I have one of these and it works with my iPhone 3g, both with charging and syncing.

It's a Belkin USB 2 TuneSync Dock and USB hub.

Canada Computers - I/O Controllers > USB/FireWire > Internal/External Hubs : Belkin USB 2.0 TuneSync Dock and 5-Port Hub (F5U255Q).

Also. I have a 4g Apple dock. It would not work with the original firewire power supply, but works fine with the USB power supply that came with my iPhone.

Enjoy


----------



## chas_m (Dec 2, 2007)

Damnation -- I have one of these things sitting in my car (won it at a MUG meeting) and since I already have an iPhone dock it never occurred to me to open the box and use this!

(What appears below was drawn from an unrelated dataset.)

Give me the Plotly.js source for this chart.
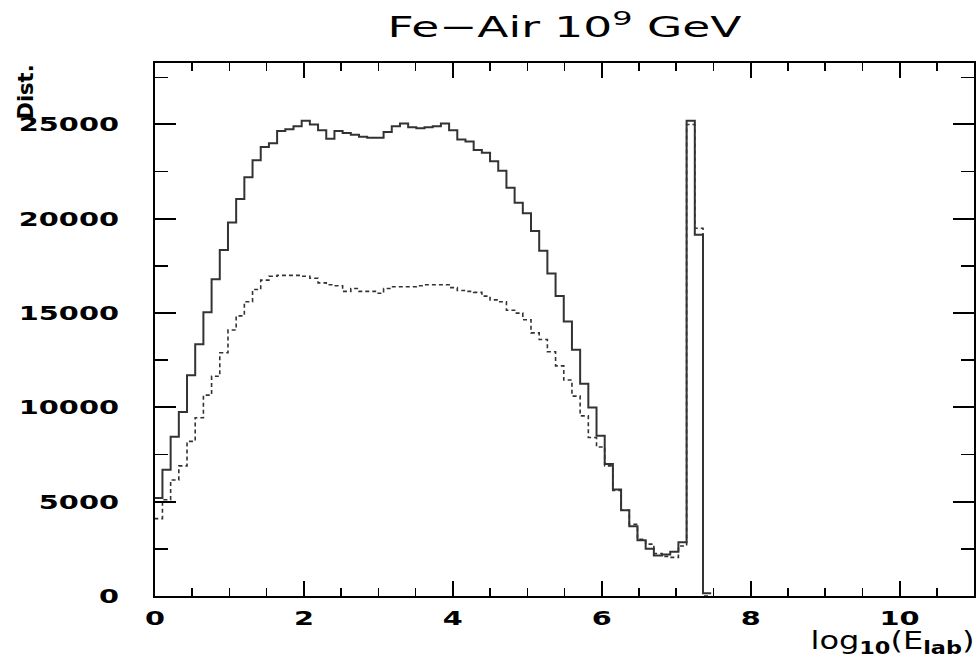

Now I and connect the TuneSync to my computer and put the iPhone dock in another room for when I want to charge things in there. Nice! Thanks!


----------



## Z06jerry (Mar 16, 2005)

Thanks for the tip.


----------



## jean (Nov 29, 2008)

*doesn't work for me*

i bought the mentioned dock (from CC) but...
IT DOES NOT DO A THING WITH MY IPHONE 3G.


----------



## satchmo (May 26, 2005)

jean said:


> i bought the mentioned dock (from CC) but...
> IT DOES NOT DO A THING WITH MY IPHONE 3G.


It's been working since day one with my iPhone 3G. 
Syncs, recharges and is a great hub.


----------